(GIVEN PROBLEM): Copy the data exactly as it appears, and do not include any pictures.

(DATA PROVIDED):
[Begin]
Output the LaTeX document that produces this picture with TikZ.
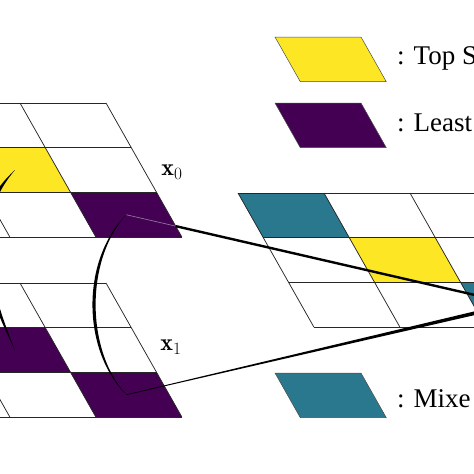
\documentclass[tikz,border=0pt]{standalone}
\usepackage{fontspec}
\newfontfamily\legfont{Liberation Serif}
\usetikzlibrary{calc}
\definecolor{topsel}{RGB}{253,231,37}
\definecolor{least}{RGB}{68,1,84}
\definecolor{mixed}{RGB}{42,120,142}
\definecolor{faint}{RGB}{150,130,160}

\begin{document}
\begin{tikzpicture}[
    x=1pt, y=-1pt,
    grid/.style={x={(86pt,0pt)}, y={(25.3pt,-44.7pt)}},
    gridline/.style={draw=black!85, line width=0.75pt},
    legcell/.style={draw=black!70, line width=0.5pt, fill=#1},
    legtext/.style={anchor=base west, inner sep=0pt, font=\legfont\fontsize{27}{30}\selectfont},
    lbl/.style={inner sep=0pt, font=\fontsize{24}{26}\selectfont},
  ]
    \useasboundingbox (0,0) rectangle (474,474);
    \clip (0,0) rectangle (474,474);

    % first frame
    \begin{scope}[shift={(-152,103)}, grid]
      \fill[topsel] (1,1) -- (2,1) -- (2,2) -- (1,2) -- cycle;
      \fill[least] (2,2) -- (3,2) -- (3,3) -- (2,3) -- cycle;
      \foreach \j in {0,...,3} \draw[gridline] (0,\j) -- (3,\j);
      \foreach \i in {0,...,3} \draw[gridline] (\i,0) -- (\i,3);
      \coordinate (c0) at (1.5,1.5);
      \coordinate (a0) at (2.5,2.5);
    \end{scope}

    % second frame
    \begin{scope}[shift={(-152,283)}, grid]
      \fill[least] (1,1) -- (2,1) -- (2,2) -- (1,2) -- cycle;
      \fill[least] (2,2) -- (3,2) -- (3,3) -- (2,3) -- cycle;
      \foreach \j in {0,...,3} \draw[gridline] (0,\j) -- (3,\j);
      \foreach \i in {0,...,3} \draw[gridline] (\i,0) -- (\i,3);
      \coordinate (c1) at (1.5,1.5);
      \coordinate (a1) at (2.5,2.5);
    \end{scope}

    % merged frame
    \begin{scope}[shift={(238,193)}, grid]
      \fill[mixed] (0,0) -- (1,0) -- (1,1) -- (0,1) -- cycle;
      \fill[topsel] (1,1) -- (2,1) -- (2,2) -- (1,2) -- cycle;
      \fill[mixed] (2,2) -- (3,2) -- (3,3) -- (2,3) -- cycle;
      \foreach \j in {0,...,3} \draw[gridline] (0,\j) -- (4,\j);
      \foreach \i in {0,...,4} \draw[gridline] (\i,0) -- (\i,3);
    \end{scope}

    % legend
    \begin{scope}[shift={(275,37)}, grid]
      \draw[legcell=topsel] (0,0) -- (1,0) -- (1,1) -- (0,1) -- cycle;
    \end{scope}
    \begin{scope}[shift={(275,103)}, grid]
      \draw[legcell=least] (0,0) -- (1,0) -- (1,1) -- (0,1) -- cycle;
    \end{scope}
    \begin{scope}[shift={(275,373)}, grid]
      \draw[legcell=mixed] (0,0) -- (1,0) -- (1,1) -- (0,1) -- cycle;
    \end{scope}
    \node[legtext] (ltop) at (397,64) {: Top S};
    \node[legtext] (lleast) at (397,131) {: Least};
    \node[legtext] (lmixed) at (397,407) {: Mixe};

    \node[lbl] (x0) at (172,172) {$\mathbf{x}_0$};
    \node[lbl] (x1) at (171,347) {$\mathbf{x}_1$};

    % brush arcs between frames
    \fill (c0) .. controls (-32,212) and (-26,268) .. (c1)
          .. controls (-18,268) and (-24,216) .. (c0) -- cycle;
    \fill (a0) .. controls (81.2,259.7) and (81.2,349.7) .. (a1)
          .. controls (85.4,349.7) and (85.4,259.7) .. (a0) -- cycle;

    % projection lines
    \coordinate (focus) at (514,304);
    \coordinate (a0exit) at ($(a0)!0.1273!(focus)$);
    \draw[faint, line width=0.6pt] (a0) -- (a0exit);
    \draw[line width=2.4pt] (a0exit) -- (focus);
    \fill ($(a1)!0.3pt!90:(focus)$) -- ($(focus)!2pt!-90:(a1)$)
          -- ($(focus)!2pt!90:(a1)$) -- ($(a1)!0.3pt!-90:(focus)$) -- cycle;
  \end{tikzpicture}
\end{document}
[End]
(SOLUTION TO THE EXERCISE):
Output the LaTeX document that produces this picture with TikZ.
\documentclass[tikz,border=0pt]{standalone}
\usepackage{fontspec}
\newfontfamily\legfont{Liberation Serif}
\usetikzlibrary{calc}
\definecolor{topsel}{RGB}{253,231,37}
\definecolor{least}{RGB}{68,1,84}
\definecolor{mixed}{RGB}{42,120,142}
\definecolor{faint}{RGB}{150,130,160}

\begin{document}
\begin{tikzpicture}[
    x=1pt, y=-1pt,
    grid/.style={x={(86pt,0pt)}, y={(25.3pt,-44.7pt)}},
    gridline/.style={draw=black!85, line width=0.75pt},
    legcell/.style={draw=black!70, line width=0.5pt, fill=#1},
    legtext/.style={anchor=base west, inner sep=0pt, font=\legfont\fontsize{27}{30}\selectfont},
    lbl/.style={inner sep=0pt, font=\fontsize{24}{26}\selectfont},
  ]
    \useasboundingbox (0,0) rectangle (474,474);
    \clip (0,0) rectangle (474,474);

    % first frame
    \begin{scope}[shift={(-152,103)}, grid]
      \fill[topsel] (1,1) -- (2,1) -- (2,2) -- (1,2) -- cycle;
      \fill[least] (2,2) -- (3,2) -- (3,3) -- (2,3) -- cycle;
      \foreach \j in {0,...,3} \draw[gridline] (0,\j) -- (3,\j);
      \foreach \i in {0,...,3} \draw[gridline] (\i,0) -- (\i,3);
      \coordinate (c0) at (1.5,1.5);
      \coordinate (a0) at (2.5,2.5);
    \end{scope}

    % second frame
    \begin{scope}[shift={(-152,283)}, grid]
      \fill[least] (1,1) -- (2,1) -- (2,2) -- (1,2) -- cycle;
      \fill[least] (2,2) -- (3,2) -- (3,3) -- (2,3) -- cycle;
      \foreach \j in {0,...,3} \draw[gridline] (0,\j) -- (3,\j);
      \foreach \i in {0,...,3} \draw[gridline] (\i,0) -- (\i,3);
      \coordinate (c1) at (1.5,1.5);
      \coordinate (a1) at (2.5,2.5);
    \end{scope}

    % merged frame
    \begin{scope}[shift={(238,193)}, grid]
      \fill[mixed] (0,0) -- (1,0) -- (1,1) -- (0,1) -- cycle;
      \fill[topsel] (1,1) -- (2,1) -- (2,2) -- (1,2) -- cycle;
      \fill[mixed] (2,2) -- (3,2) -- (3,3) -- (2,3) -- cycle;
      \foreach \j in {0,...,3} \draw[gridline] (0,\j) -- (4,\j);
      \foreach \i in {0,...,4} \draw[gridline] (\i,0) -- (\i,3);
    \end{scope}

    % legend
    \begin{scope}[shift={(275,37)}, grid]
      \draw[legcell=topsel] (0,0) -- (1,0) -- (1,1) -- (0,1) -- cycle;
    \end{scope}
    \begin{scope}[shift={(275,103)}, grid]
      \draw[legcell=least] (0,0) -- (1,0) -- (1,1) -- (0,1) -- cycle;
    \end{scope}
    \begin{scope}[shift={(275,373)}, grid]
      \draw[legcell=mixed] (0,0) -- (1,0) -- (1,1) -- (0,1) -- cycle;
    \end{scope}
    \node[legtext] (ltop) at (397,64) {: Top S};
    \node[legtext] (lleast) at (397,131) {: Least};
    \node[legtext] (lmixed) at (397,407) {: Mixe};

    \node[lbl] (x0) at (172,172) {$\mathbf{x}_0$};
    \node[lbl] (x1) at (171,347) {$\mathbf{x}_1$};

    % brush arcs between frames
    \fill (c0) .. controls (-32,212) and (-26,268) .. (c1)
          .. controls (-18,268) and (-24,216) .. (c0) -- cycle;
    \fill (a0) .. controls (81.2,259.7) and (81.2,349.7) .. (a1)
          .. controls (85.4,349.7) and (85.4,259.7) .. (a0) -- cycle;

    % projection lines
    \coordinate (focus) at (514,304);
    \coordinate (a0exit) at ($(a0)!0.1273!(focus)$);
    \draw[faint, line width=0.6pt] (a0) -- (a0exit);
    \draw[line width=2.4pt] (a0exit) -- (focus);
    \fill ($(a1)!0.3pt!90:(focus)$) -- ($(focus)!2pt!-90:(a1)$)
          -- ($(focus)!2pt!90:(a1)$) -- ($(a1)!0.3pt!-90:(focus)$) -- cycle;
  \end{tikzpicture}
\end{document}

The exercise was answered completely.